In a year marked by trade tensions and U.S. tariffs, Airbus turned in a strong performance that may reach gross sales of 1,000 planes, Mr. Scherer suggested – adding that trade duties nonetheless posed a “very serious problem” for airline clients.
A book-to-bill ratio above one would signify a higher value in new orders than for deliveries during the year, after Airbus notched up 940 gross sales in the first 11 months.
“We are very satisfied indeed with our sales performance,” Mr. Scherer said on a conference call organised by France’s AJPAE aerospace media association.
He also denied that Airbus stood to benefit from rival Boeing’s decision to suspend production of its grounded 737 MAX jet after two deadly crashes, emphasising that the disruption would hurt the sector at large.
“We’re in a growth industry,” Mr.
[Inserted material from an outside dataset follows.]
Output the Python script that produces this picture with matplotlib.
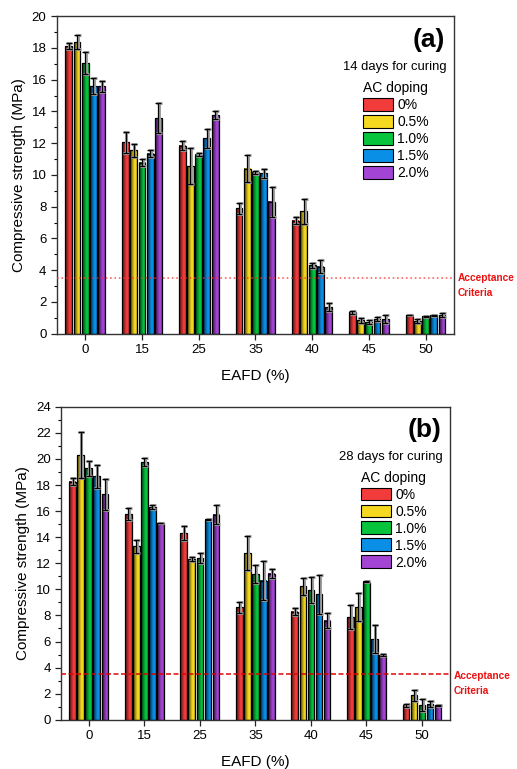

Scherer said. “When you have one player that isn’t playing its part, it’s extremely destructive.”
The eventual development of a larger version of the Airbus A220 was “not a question of if, but when”, Mr. Scherer said, adding that it is not currently under consideration.
A replacement for the larger A320 jet family will also have to wait for a breakthrough improvement in environmental and economic performance unlikely before the 2030s, Mr. Scherer said.